Many companies have been affected by the Bilksi and Warsaw v. Kappos case so far, and the court’s ruling could influence billions of dollars in patent industry
Washington, November 10 -- The Supreme Court on Monday took up the issue of patent protection and the kind of inventions that qualify for it. The case, Bilksi and Warsaw v. Kappos, involves a method of hedging that has deep rooted implications for the software industry.
The judges debated whether the methods of doing business should be eligible for protection. Examples include Software programs, financial transactions and other non- tangible inventions.
Many companies have been affected by the case so far. The court’s ruling could influence billions of dollars in patent industry.

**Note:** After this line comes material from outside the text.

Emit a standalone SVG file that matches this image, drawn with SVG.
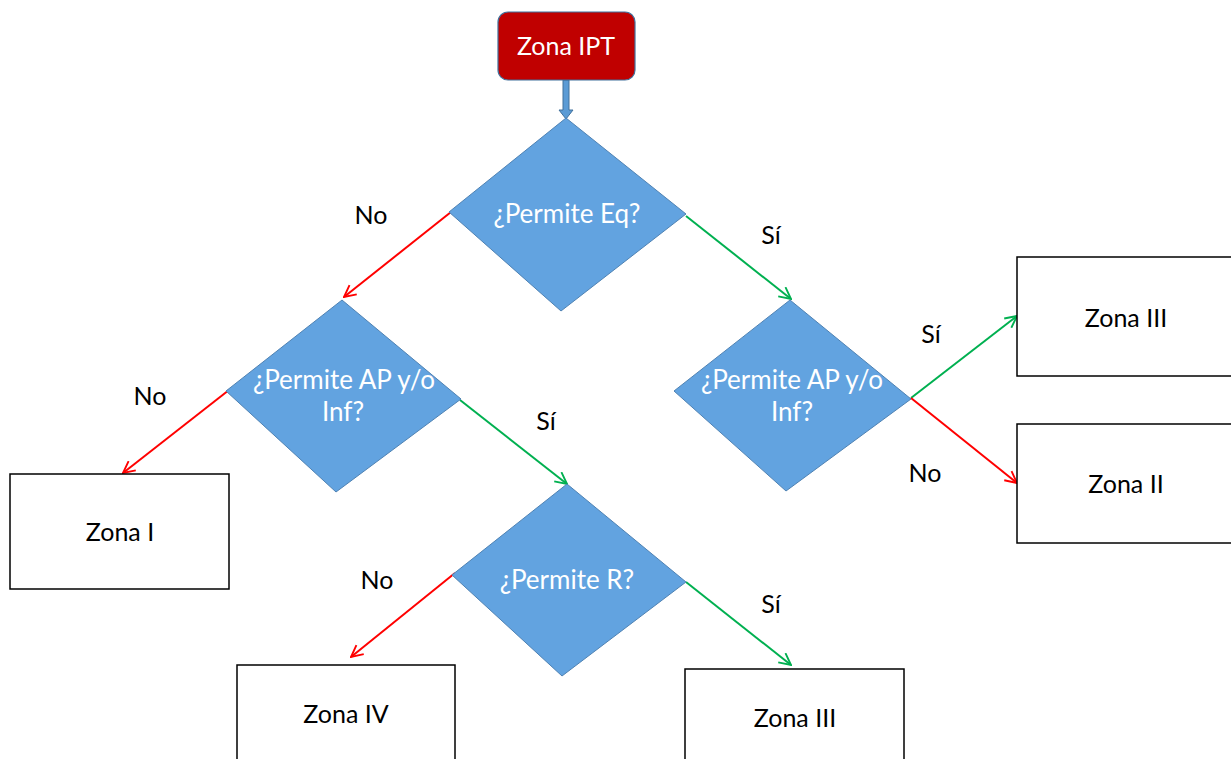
<svg xmlns="http://www.w3.org/2000/svg" width="1231" height="759" viewBox="0 0 1231 759">
  <defs>
    <style>
      text { font-family: Lato, "Open Sans", "Liberation Sans", sans-serif; font-size: 25px; text-anchor: middle; }
      .w { fill: #ffffff; }
      .q { font-size: 26px; }
      .k { fill: #000000; }
      .dia { fill: #62A3E0; stroke: #4F82B3; stroke-width: 1; }
      .box { fill: #ffffff; stroke: #000000; stroke-width: 1.5; }
      .no { stroke: #FF0000; stroke-width: 2; fill: none; marker-end: url(#arrR); }
      .si { stroke: #00B050; stroke-width: 2; fill: none; marker-end: url(#arrG); }
    </style>
    <marker id="arrR" viewBox="0 0 12 12" refX="11" refY="6" markerWidth="7" markerHeight="7" orient="auto" markerUnits="strokeWidth">
      <path d="M1,1 L11,6 L1,11" fill="none" stroke="#FF0000" stroke-width="1.6"/>
    </marker>
    <marker id="arrG" viewBox="0 0 12 12" refX="11" refY="6" markerWidth="7" markerHeight="7" orient="auto" markerUnits="strokeWidth">
      <path d="M1,1 L11,6 L1,11" fill="none" stroke="#00B050" stroke-width="1.6"/>
    </marker>
  </defs>

  <rect width="1231" height="759" fill="#ffffff"/>

  <!-- connectors -->
  <g id="connectors">
    <!-- block arrow from start node -->
    <path d="M563,80 L569,80 L569,110 L573,110 L566,119 L559,110 L563,110 Z" fill="#5B9BD5" stroke="#41719C" stroke-width="1"/>
    <line class="no" x1="451" y1="212" x2="344" y2="297"/>
    <line class="si" x1="686" y1="216" x2="791" y2="299"/>
    <line class="no" x1="229" y1="390" x2="123" y2="473"/>
    <line class="si" x1="460" y1="400" x2="567" y2="484"/>
    <line class="si" x1="911" y1="398" x2="1017" y2="316"/>
    <line class="no" x1="911" y1="398" x2="1017" y2="483"/>
    <line class="no" x1="455" y1="573" x2="351" y2="657"/>
    <line class="si" x1="686" y1="582" x2="791" y2="665"/>
    <!-- branch labels -->
    <text class="k" x="371" y="224">No</text>
    <text class="k" x="771" y="244">Sí</text>
    <text class="k" x="150" y="405">No</text>
    <text class="k" x="546" y="430">Sí</text>
    <text class="k" x="931" y="343">Sí</text>
    <text class="k" x="925" y="482">No</text>
    <text class="k" x="377" y="589">No</text>
    <text class="k" x="771" y="613">Sí</text>
  </g>

  <g id="start">
    <rect x="498" y="12" width="137" height="68" rx="10" ry="10" fill="#C00000" stroke="#41719C" stroke-width="1.2"/>
    <text class="w" x="566" y="55">Zona IPT</text>
  </g>

  <g id="q-eq">
    <polygon class="dia" points="566,118 686,214 561,311 449,212"/>
    <text class="w q" x="567" y="223">¿Permite Eq?</text>
  </g>

  <g id="q-ap-left">
    <polygon class="dia" points="342,300 461,399 336,492 226,391"/>
    <text class="w q" x="344" y="389">¿Permite AP y/o</text>
    <text class="w q" x="343" y="421">Inf?</text>
  </g>

  <g id="q-ap-right">
    <polygon class="dia" points="790,300 911,399 786,491 674,391"/>
    <text class="w q" x="792" y="389">¿Permite AP y/o</text>
    <text class="w q" x="792" y="421">Inf?</text>
  </g>

  <g id="q-r">
    <polygon class="dia" points="567,484 686,582 562,676 452,575"/>
    <text class="w q" x="567" y="589">¿Permite R?</text>
  </g>

  <g id="zona-iii-a">
    <rect class="box" x="1017" y="257" width="220" height="119"/>
    <text class="k" x="1126" y="327">Zona III</text>
  </g>

  <g id="zona-ii">
    <rect class="box" x="1017" y="424" width="220" height="119"/>
    <text class="k" x="1126" y="493">Zona II</text>
  </g>

  <g id="zona-i">
    <rect class="box" x="10" y="474" width="219" height="115"/>
    <text class="k" x="120" y="541">Zona I</text>
  </g>

  <g id="zona-iv">
    <rect class="box" x="237" y="665" width="218" height="110"/>
    <text class="k" x="346" y="723">Zona IV</text>
  </g>

  <g id="zona-iii-b">
    <rect class="box" x="685" y="669" width="219" height="110"/>
    <text class="k" x="795" y="727">Zona III</text>
  </g>
</svg>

Bilski and Warsaw vs Kappos
When Bilski and Warsaw applied for a patent in 1997, on a process to lock in energy bills, the patent office denied the application.

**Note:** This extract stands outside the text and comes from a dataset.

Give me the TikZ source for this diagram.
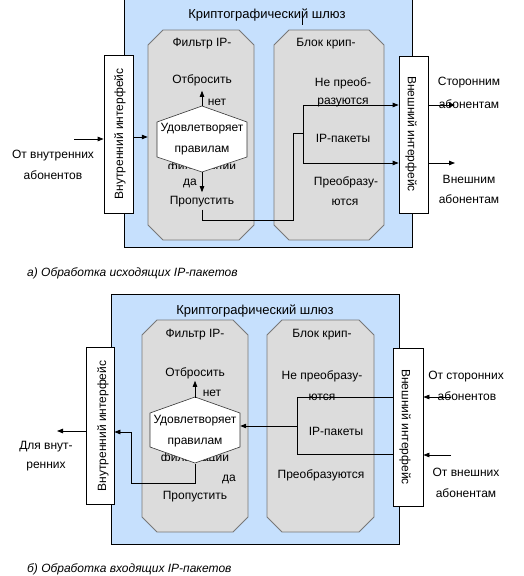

The court said the process was too insubstantial because, according to the U.S. Circuit Court of Appeals, a process is eligible for a patent only if it is "tied to a particular machine or apparatus" or if it "transforms a particular article into a different state or thing".

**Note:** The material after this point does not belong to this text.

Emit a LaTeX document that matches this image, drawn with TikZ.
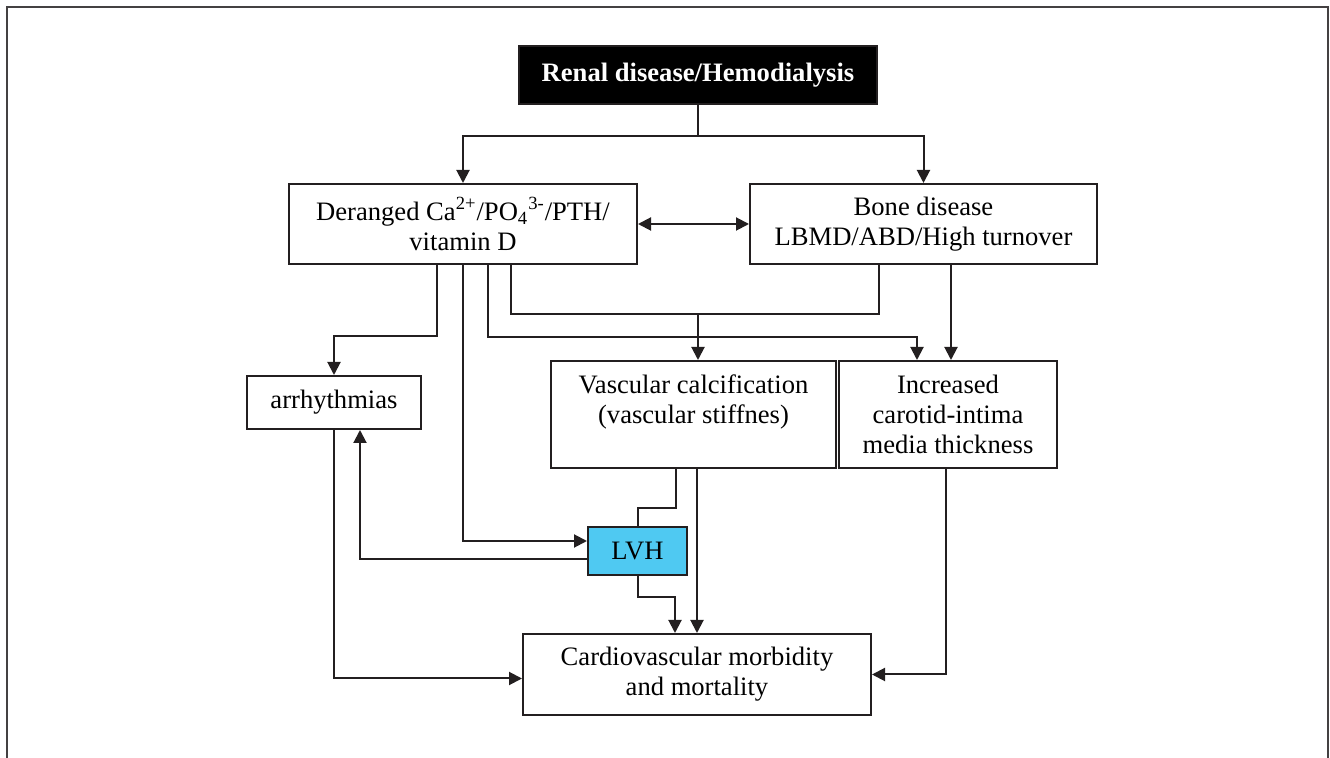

Arguments on Monday made it clear that the justices were doubtful.
Sonia Sotomayor, the new justice, asked the lawyer defending the application how the high court could limit patent protection to "something that is reasonable?"
According to Bilski and Warsaw’s lawyer, Michael Jakes, business methods were patentable as long they had “practical application”.
He also said that the test is too "rigid and narrow" and would rule out many useful innovations in today's information-based economy.
Skeptical judges
But Associate Justice Stephen Breyer held different views. He said that Jakes' logic asks for patent on just about any method for doing business.
"Every successful businessman typically has something," he said. "His firm wouldn't be successful if he didn't have anything that others didn't have.... And your view would be ... anything that helps any businessman succeed is patentable?"
"Yes," replied Jakes.
John Whealan of George Washington University Law School said, "Eight justices talked. They all seemed not to agree with the plaintiff's argument."
Malcolm Stewart, deputy solicitor general, suggested that only those inventions will be able to qualify for patent protection that are "tied to a machine" such as a computer.
He said, however, "hard questions will arise down the road as to where do you draw the line", and insisted that the court should not use the current case to determine the patentability of software.
A decision is expected in June next year.